SINGAPORE (Jan 23): Hong Kong-listed Shangri-La Asia is recognised by travellers for its posh hotels but overlooked by investors as shown from its undervalued share price. The company, part of the Kuok family’s empire, owns and manages hotels under four brands: Shangri-La Hotels and Resorts, Kerry Hotels, Hotel Jen and Traders Hotels. Its largest geography by assets and revenue is China, with around 40%, followed by Singapore and Hong Kong at around 10% each.
Based on Shangri-La’s share price and fundamentals over the past 15 years, it appears to be significantly undervalued given the negative price growth and positive value growth. Chart 1 shows the 1-year, 3-year, 5-year, 10-year and 15year CAGR for Shangri-La’s share price against its weighted value. The weighted value comprised of revenue, adjusted net profits, retained earnings, operating cash flow and free cash flow in order of increasing weight. It is important to note that the adjusted net profits has grown at an average rate of 9.4%, which led to growing dividends for the investor since its dividend policy is tied to recurring operating profits. Secondly, ShangriLa has generated consistent, positive operating cash flow for the past 15 years, but only turned free cash flow positive in FY2017. This trend is seen to continue.

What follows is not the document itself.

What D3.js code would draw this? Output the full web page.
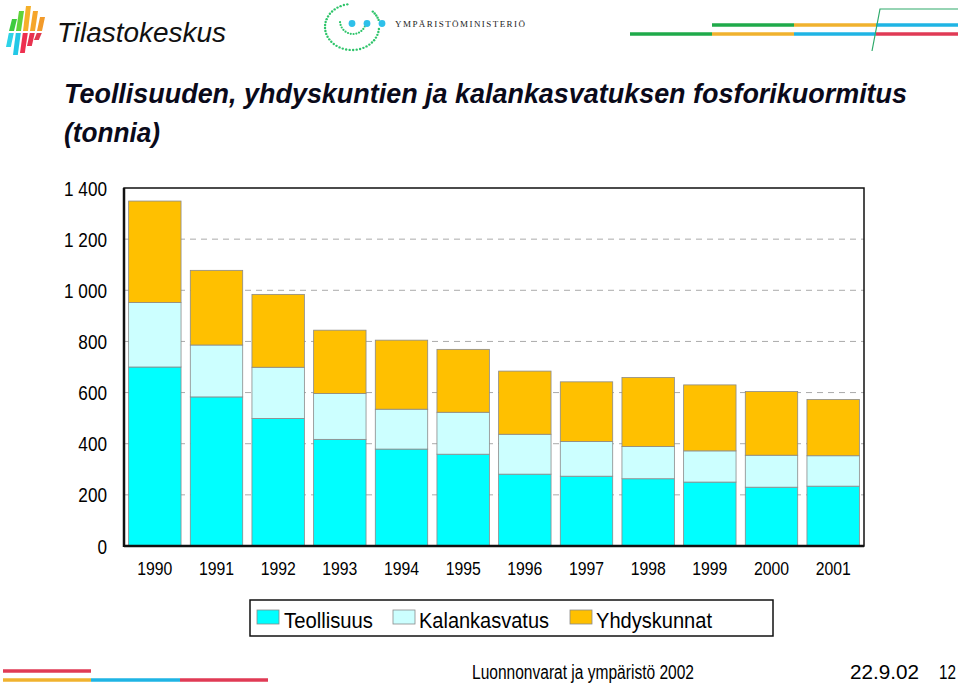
<!DOCTYPE html>
<html><head><meta charset="utf-8">
<script src="https://cdn.jsdelivr.net/npm/d3@7"></script>
<style>body{margin:0;background:#fff}svg{display:block}</style>
</head><body>
<script>
const years = ["1990","1991","1992","1993","1994","1995","1996","1997","1998","1999","2000","2001"];
const teollisuus = [700,583,499,417,379,359,281,273,263,250,230,234];
const kalankasvatus = [252,203,200,179,156,164,156,136,126,122,125,119];
const yhdyskunnat = [397,292,285,248,270,246,247,233,270,258,249,220];
const seriesNames = ["Teollisuus","Kalankasvatus","Yhdyskunnat"];
const seriesColors = ["#00FFFF","#CCFFFF","#FFC000"];
const yTicks = [0,200,400,600,800,1000,1200,1400];
const yTickLabels = ["0","200","400","600","800","1 000","1 200","1 400"];

const SANS="'Liberation Sans',Arial,sans-serif";
const W=960,H=686;
const svg=d3.select("body").append("svg").attr("width",W).attr("height",H).style("font-family",SANS);
function narrow(sel,f){sel.each(function(){const n=this.getComputedTextLength();d3.select(this).attr("textLength",n*f).attr("lengthAdjust","spacingAndGlyphs");});}

// ---- header decorations ----
const logo=svg.append("g");
const cols=[
 {x:9, t:19,c1:"#3DCB3D",c2:"#2ED3E8",b:47},
 {x:16,t:11,c1:"#5FD33A",c2:"#22C8E6",b:55},
 {x:23,t:6, c1:"#F5B02A",c2:"#EE2F4F",b:53},
 {x:30,t:11,c1:"#F5A52A",c2:"#E8324F",b:46},
 {x:37,t:17,c1:"#F29A2A",c2:"#E03A4F",b:40}];
cols.forEach(c=>{
  const sk=3;
  logo.append("polygon").attr("points",`${c.x+sk},${c.t} ${c.x+sk+5},${c.t} ${c.x+5},31 ${c.x},31`).attr("fill",c.c1);
  logo.append("polygon").attr("points",`${c.x-0.2},33 ${c.x+4.8},33 ${c.x+4.8-sk},${c.b} ${c.x-sk},${c.b}`).attr("fill",c.c2);
});
svg.append("text").attr("x",57).attr("y",42).attr("font-size",27).attr("font-style","italic")
  .attr("textLength",169).attr("lengthAdjust","spacingAndGlyphs").attr("fill","#111").text("Tilastokeskus");

// ministry logo dotted arcs
const ym=svg.append("g");
function dotArc(cx,cy,rx,ry,a0,a1,n,r){
  for(let i=0;i<=n;i++){const a=(a0+(a1-a0)*i/n)*Math.PI/180;
    ym.append("circle").attr("cx",cx+rx*Math.cos(a)).attr("cy",cy+ry*Math.sin(a)).attr("r",r).attr("fill","#2EC46A");}
}
dotArc(352,27,27,23,-100,-355,34,1.2);
dotArc(352,27,28,23,-42,-18,4,1.2);
dotArc(353,21,13,13,175,25,12,1.1);
[352,367,382].forEach(x=>ym.append("circle").attr("cx",x).attr("cy",23.5).attr("r",3.4).attr("fill","#2EC0EA"));
svg.append("text").attr("x",395).attr("y",27).attr("font-size",9).style("font-family","'Liberation Serif','DejaVu Serif',serif")
  .attr("textLength",130).attr("lengthAdjust","spacing").attr("fill","#222").text("YMPÄRISTÖMINISTERIÖ");

// top-right lines
const tr=svg.append("g");
[[712,794,"#1FAA4A",25],[794,876,"#F0B22E",25],[876,958,"#1FB4E4",25],
 [630,712,"#1FAA4A",34],[712,794,"#F0B22E",34],[794,876,"#1FB4E4",34],[876,958,"#E03A55",34]].forEach(d=>{
  tr.append("line").attr("x1",d[0]).attr("x2",d[1]).attr("y1",d[3]).attr("y2",d[3]).attr("stroke",d[2]).attr("stroke-width",3.5);
});
const defs=svg.append("defs");
const g1=defs.append("linearGradient").attr("id","fadeG").attr("x1","0").attr("x2","1");
g1.append("stop").attr("offset","0").attr("stop-color","#2EAA6A").attr("stop-opacity",0);
g1.append("stop").attr("offset","0.25").attr("stop-color","#2EAA6A").attr("stop-opacity",1);
g1.append("stop").attr("offset","1").attr("stop-color","#2EAA6A").attr("stop-opacity",1);
tr.append("line").attr("x1",660).attr("x2",872).attr("y1",51).attr("y2",51).attr("stroke","url(#fadeG)").attr("stroke-width",1.2);
tr.append("polyline").attr("points","872,51 880,9 958,9").attr("fill","none").attr("stroke","#2EAA6A").attr("stroke-width",1.2);

// footer lines
const fl=svg.append("g");
fl.append("line").attr("x1",3).attr("x2",91).attr("y1",671).attr("y2",671).attr("stroke","#E03A55").attr("stroke-width",3.5);
[[3,91,"#F0B22E"],[91,180,"#1FB4E4"],[180,268,"#E03A55"]].forEach(d=>
  fl.append("line").attr("x1",d[0]).attr("x2",d[1]).attr("y1",680).attr("y2",680).attr("stroke",d[2]).attr("stroke-width",3.5));
const g2=defs.append("linearGradient").attr("id","fadeR").attr("x1","0").attr("x2","1");
g2.append("stop").attr("offset","0").attr("stop-color","#C04A60").attr("stop-opacity",1);
g2.append("stop").attr("offset","1").attr("stop-color","#C04A60").attr("stop-opacity",0);
fl.append("line").attr("x1",268).attr("x2",460).attr("y1",681).attr("y2",681).attr("stroke","url(#fadeR)").attr("stroke-width",1.5);

// footer text
svg.append("text").attr("x",472).attr("y",679).attr("font-size",20).attr("textLength",222).attr("lengthAdjust","spacingAndGlyphs").text("Luonnonvarat ja ympäristö 2002");
svg.append("text").attr("x",850).attr("y",679).attr("font-size",20).attr("textLength",69).attr("lengthAdjust","spacingAndGlyphs").text("22.9.02");
svg.append("text").attr("x",939).attr("y",679).attr("font-size",20).attr("textLength",17).attr("lengthAdjust","spacingAndGlyphs").text("12");

// title
svg.append("text").attr("x",64).attr("y",103).attr("font-size",28).attr("font-weight","bold").attr("font-style","italic")
  .attr("textLength",843).attr("lengthAdjust","spacingAndGlyphs").attr("fill","#0a0a1a")
  .text("Teollisuuden, yhdyskuntien ja kalankasvatuksen fosforikuormitus");
svg.append("text").attr("x",64).attr("y",142).attr("font-size",28).attr("font-weight","bold").attr("font-style","italic")
  .attr("textLength",96).attr("lengthAdjust","spacingAndGlyphs").attr("fill","#0a0a1a").text("(tonnia)");

// ---- chart ----
const L=124,R=864,T=188,B=546;
const x=d3.scaleBand().domain(years).range([L,R]).paddingInner(0.15).paddingOuter(0.075);
const y=d3.scaleLinear().domain([0,1400]).range([B,T]);

// gridlines
svg.append("g").selectAll("line").data(yTicks.filter(v=>v>0&&v<1400)).join("line")
  .attr("x1",L).attr("x2",R).attr("y1",d=>y(d)).attr("y2",d=>y(d))
  .attr("stroke","#aaa").attr("stroke-width",1).attr("stroke-dasharray","6,5");

const data=years.map((yr,i)=>({year:yr,Teollisuus:teollisuus[i],Kalankasvatus:kalankasvatus[i],Yhdyskunnat:yhdyskunnat[i]}));
const stack=d3.stack().keys(seriesNames)(data);
svg.append("g").selectAll("g").data(stack).join("g").attr("fill",(d,i)=>seriesColors[i])
  .selectAll("rect").data(d=>d).join("rect")
  .attr("x",d=>x(d.data.year)).attr("width",x.bandwidth())
  .attr("y",d=>y(d[1])).attr("height",d=>y(d[0])-y(d[1]))
  .attr("stroke","#8a8a8a").attr("stroke-width",0.8);

// frame
svg.append("rect").attr("x",L).attr("y",T).attr("width",R-L).attr("height",B-T).attr("fill","none").attr("stroke","#111").attr("stroke-width",1.5);
svg.append("line").attr("x1",L).attr("x2",L).attr("y1",T).attr("y2",B+1).attr("stroke","#111").attr("stroke-width",2.5);
svg.append("line").attr("x1",L).attr("x2",R).attr("y1",B).attr("y2",B).attr("stroke","#111").attr("stroke-width",2.5);

// y axis labels
const yAxis=d3.axisLeft(y).tickValues(yTicks).tickFormat((d,i)=>yTickLabels[i]).tickSize(0).tickPadding(17);
const ya=svg.append("g").attr("transform",`translate(${L},0)`).call(yAxis);
ya.select(".domain").remove();
ya.attr("font-family",null).attr("font-size",null);
ya.selectAll("text").attr("font-size",19.5).attr("fill","#000").attr("dy","0.36em");
narrow(ya.selectAll("text"),0.88);

// x axis labels
const xAxis=d3.axisBottom(x).tickSize(0).tickPadding(16);
const xa=svg.append("g").attr("transform",`translate(0,${B})`).call(xAxis);
xa.select(".domain").remove();
xa.attr("font-family",null).attr("font-size",null);
xa.selectAll("text").attr("font-size",19).attr("fill","#000");
narrow(xa.selectAll("text"),0.83);

// legend
const lg=svg.append("g");
lg.append("rect").attr("x",250).attr("y",600).attr("width",523).attr("height",36).attr("fill","#fff").attr("stroke","#111").attr("stroke-width",1.5);
const legX=[257,393,570], legTX=[284,419,596], legTW=[89,130,116];
seriesNames.forEach((s,i)=>{
  lg.append("rect").attr("x",legX[i]).attr("y",610).attr("width",22).attr("height",14).attr("fill",seriesColors[i]).attr("stroke","#8a8a8a").attr("stroke-width",0.8);
  lg.append("text").attr("x",legTX[i]).attr("y",628).attr("font-size",22).attr("textLength",legTW[i]).attr("lengthAdjust","spacingAndGlyphs").text(s);
});
</script>
</body></html>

Yields-wise, Shangri-La’s earnings yield, dividend yield, operating cash flow yield and free cash flow yield are 6.1%, 2.6%, 12.6% and 3.2% respectively; and is collectively more attractive than the Hong Kong risk-free-rate of 1.6%. Shangri-La’s liquidity and solvency is rather decent, with a current ratio of 1.1 times, and debt to equity ratio of 81.6%. Retained earnings have also grown at a steady rate of 5.3% for the past five years, suggesting stronger balance sheet strength.
Perhaps the most attractive investment feature of Shangri-La is its P/B, which is only at 0.62 times. The company is also trading at the lower bound of its historical price to book (see Chart 2), further justifying that it is cheap and undervalued. Shangri-La also trades at a huge 33% and 67% discount to its P/E and P/B respectively compared to regional peers.
Luxury focus a deepening moat
Looking ahead, Shangri-La will focus on its high-end luxury brand, which is Shangri-La Hotels and Resorts. Its entire hotel development pipeline up until 2022 will be its luxury brand, and none of its mid-scale brands, Hotel Jen and Traders Hotels.
Though the focus on luxury might weigh down on the company’s margins over the long run, there is also the effect of deepening its moat as Shangri-La’s already strong brand identity enjoys a further boost. The company’s pipeline also looks promising given that it has secured hotel locations in mixed-use developments mostly next to tourist attractions and economic zones such as the Shangri-La Hotels in Melbourne and Bahrain, both set to open in 2022.
Analysts have a target price of HK$10.90 ($1.89) for Shangri-La over the next 12 months, representing an attractive 30.5% upside from its current trading price of HK$8.35. The political instability in Hong Kong has adversely impacted the share price of Shangri-La, and perhaps, unfairly so, given that the majority of Shangri-La’s revenue and assets derive from China; versus 10% from Hong Kong.
We think the intrinsic value of the company is HK$9.90, which is roughly 18.6% above the current trading price. No matter how great a company is, it must be bought at the right price; and no matter how unattractive a company may seem based on sentiments, if its downside is limited with decent prospects, it may very well be a great bargain. Shangri-La is one such company.